Are there any known hash algorithms which input a vector of int's and output a single int that work similarly to an inner product?

In other words, I am thinking about a hash algorithm that might look like this in C++:

// For simplicity, I'm not worrying about overflow, and assuming |v| < 7.
int HashVector(const vector<int>& v) {
  const int N = kSomethingBig;
  const int w[] = {234, 739, 934, 23, 828, 194};  // Carefully chosen constants.
  int result = 0;
  for (int i = 0; i < v.size(); ++i) result = (result + w[i] * v[i]) % N;
  return result;

I'm interested in this because I'm writing up a paper on an algorithm that would benefit from any previous work on similar hashes. In particular, it would be great if there is anything known about the collision properties of a hash algorithm like this.

The algorithm I'm interested in would hash integer vectors, but something for float vectors would also be cool.


The hash is intended for use in a hash table for fast key/value lookups. There is no security concern here.
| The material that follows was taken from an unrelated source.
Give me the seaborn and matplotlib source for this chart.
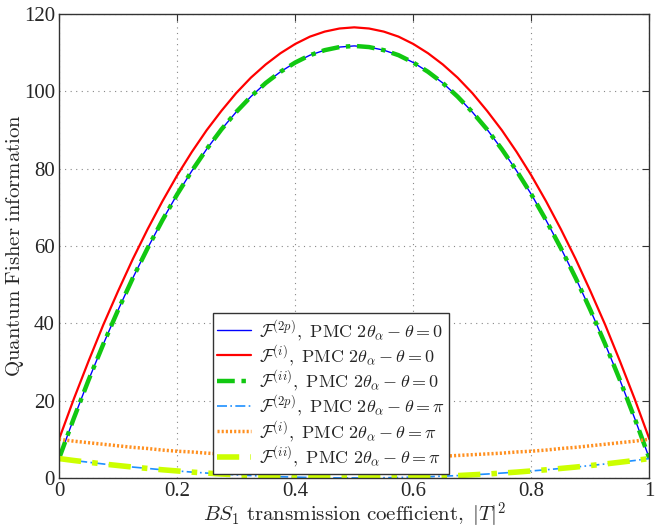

The desired answer is something like a set of constants that provably work particularly well for a hash like this – analogous to a multiplier and modulo which works better than others as a pseudorandom number generator.

For example, some choices of constants for a linear congruential pseudorandom generator are known to give optimal cycle lengths and have easy-to-compute modulos. Maybe someone has done research to show that a certain set of multiplicative constants, along with a modulo constant, in a vector hash can reduce the chance of collisions amongst nearby integer vectors.

Best Solution

I did some (unpublished, practical) experiments with testing a variety of string hash algorithms. (It turns out that Java's default hash function for Strings sucks.)

The easy experiment is to hash the English dictionary and compare how many collisions you have on algorithm A vs algorithm B.

You can construct a similar experiment: randomly generate $BIG_NUMBER of possible vectors of length 7 or less. Hash them on algorithm A, hash them on algorithm B, then compare number and severity of collisions.

After you're able to do that, you can use simulated annealing or similar techniques to find "magic numbers" which perform well for you. In my work, for given vocabularies of interest and a tightly limited hash size, we were able to make a generic algorithm work well for several human languages by varying the "magic numbers".